Mining Other

Rail corridor to Angola opens faster mineral trade

A key takeaway from the Lobito Webinar held on September 18 by Mining Review Africa was the emphasis industry leaders placed on how the Lobito Corridor will unlock access to cobalt, copper, and zinc from the Democratic Republic of Congo (DRC) and Zambia, while simultaneously resolving major transport bottlenecks. Currently, these minerals are towed thousands of kilometers by truck to ports such as Durban and Dar es Salaam, a system that is costly, unreliable, and plagued by delays and congestion. Zach Hartwanger from Open Mineral noted that the development of the Lobito Corridor will open up a new channel on rail, avoiding these trucking delays and ensuring a steadier supply of critical minerals to the globe.
For mining companies, logistics have long been the single most expensive challenge. Alex Pickard from Ivanhoe Mines explained that up to one-third of the company’s operating costs at the Kamoa-Kakula copper mine and half of the costs at its Kipushi zinc mine come from transport. He stated that moving materials by rail is not only more efficient but also cuts the distance and reduces emissions. Ivanhoe Mines has already signed a five-year agreement to use the Lobito Corridor.
The project is being advanced through the Lobito Atlantic Railway, which has been operational since January 2024 after winning an Angolan government tender. According to Nuno Chaves Frota, Legal & Compliance Director at Lobito Atlantic Railway (LAR), the aim was to transform the Benguela railway into one of the most efficient transport links in Africa. The line now connects the DRC, Zambia, and Angola directly to the Atlantic port of Lobito.

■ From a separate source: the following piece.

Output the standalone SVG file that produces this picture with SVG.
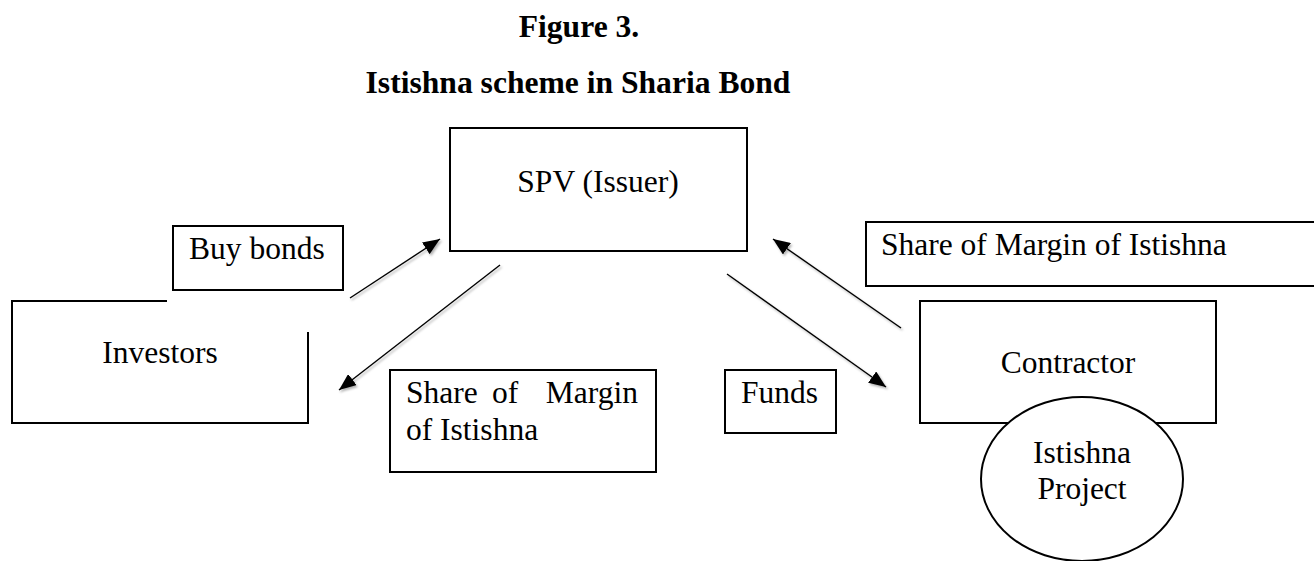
<svg xmlns="http://www.w3.org/2000/svg" width="1314" height="561" viewBox="0 0 1314 561">
<style>
  .box { fill: #fff; stroke: #000; stroke-width: 2; }
  .open { fill: none; stroke: #000; stroke-width: 2; }
  .t { font-family: "Liberation Serif", "Times New Roman", serif; font-size: 31.5px; fill: #000; }
  .title { font-family: "Liberation Serif", "Times New Roman", serif; font-size: 31.6px; font-weight: bold; fill: #000; text-anchor: middle; }
  .mid { text-anchor: middle; }
  .arrow { stroke: #000; stroke-width: 1.4; fill: none; marker-end: url(#ah); filter: url(#sh); }
</style>
<defs>
  <marker id="ah" markerUnits="userSpaceOnUse" markerWidth="18" markerHeight="14" refX="17" refY="7" orient="auto">
    <path d="M0,0 L17,7 L0,14 z" fill="#000"/>
  </marker>
  <filter id="sh" x="-20%" y="-20%" width="140%" height="140%">
    <feDropShadow dx="1.5" dy="2" stdDeviation="1.2" flood-color="#000" flood-opacity="0.3"/>
  </filter>
</defs>
<rect width="1314" height="561" fill="#fff"/>

<g id="title">
  <text class="title" x="579" y="37">Figure 3.</text>
  <text class="title" x="578" y="93">Istishna scheme in Sharia Bond</text>
</g>

<g id="connectors">
  <line class="arrow" x1="350" y1="298" x2="440" y2="239"/>
  <line class="arrow" x1="500" y1="265" x2="339" y2="390"/>
  <line class="arrow" x1="727" y1="274" x2="886" y2="387"/>
  <line class="arrow" x1="901" y1="328" x2="773" y2="239"/>
</g>

<g id="spv">
  <rect class="box" x="450" y="128" width="297" height="123"/>
  <text class="t mid" x="598" y="192">SPV (Issuer)</text>
</g>

<g id="buy-bonds">
  <rect class="box" x="173" y="226" width="170" height="64"/>
  <text class="t" x="189" y="259">Buy bonds</text>
</g>

<g id="investors">
  <path class="open" d="M167,301 H12 V423 H308 V332"/>
  <text class="t mid" x="160" y="363">Investors</text>
</g>

<g id="share-left">
  <rect class="box" x="390" y="370" width="266" height="102"/>
  <text class="t" x="406" y="403">Share</text>
  <text class="t" x="492" y="403">of</text>
  <text class="t" x="638" y="403" text-anchor="end">Margin</text>
  <text class="t" x="406" y="440">of Istishna</text>
</g>

<g id="funds">
  <rect class="box" x="725" y="370" width="111" height="63"/>
  <text class="t" x="741" y="403">Funds</text>
</g>

<g id="share-right">
  <rect class="box" x="866" y="222" width="460" height="64"/>
  <text class="t" x="881" y="255">Share of Margin of Istishna</text>
</g>

<g id="contractor">
  <rect class="box" x="920" y="301" width="296" height="122"/>
  <text class="t mid" x="1068" y="373">Contractor</text>
</g>

<g id="project">
  <ellipse class="box" cx="1082" cy="479" rx="101" ry="82"/>
  <text class="t mid" x="1082" y="463">Istishna</text>
  <text class="t mid" x="1082" y="499">Project</text>
</g>
</svg>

Beyond mining, panelists highlighted the broader socioeconomic benefits, including new jobs and skills generated during construction and operation, as well as opportunities in agro-processing, light manufacturing, and renewable energy. Dr. Theophilus Acheampong, Head of Markets & Research at the Critical Minerals Africa Group, highlighted that the corridor could help deepen regional integration and create new industrial hubs, broadening economic development beyond mining. The project is currently self-funded by its shareholders, including Trafigura and Mota-Engil, though talks are underway with development finance institutions to scale up infrastructure investment, with governments not directly financing the corridor.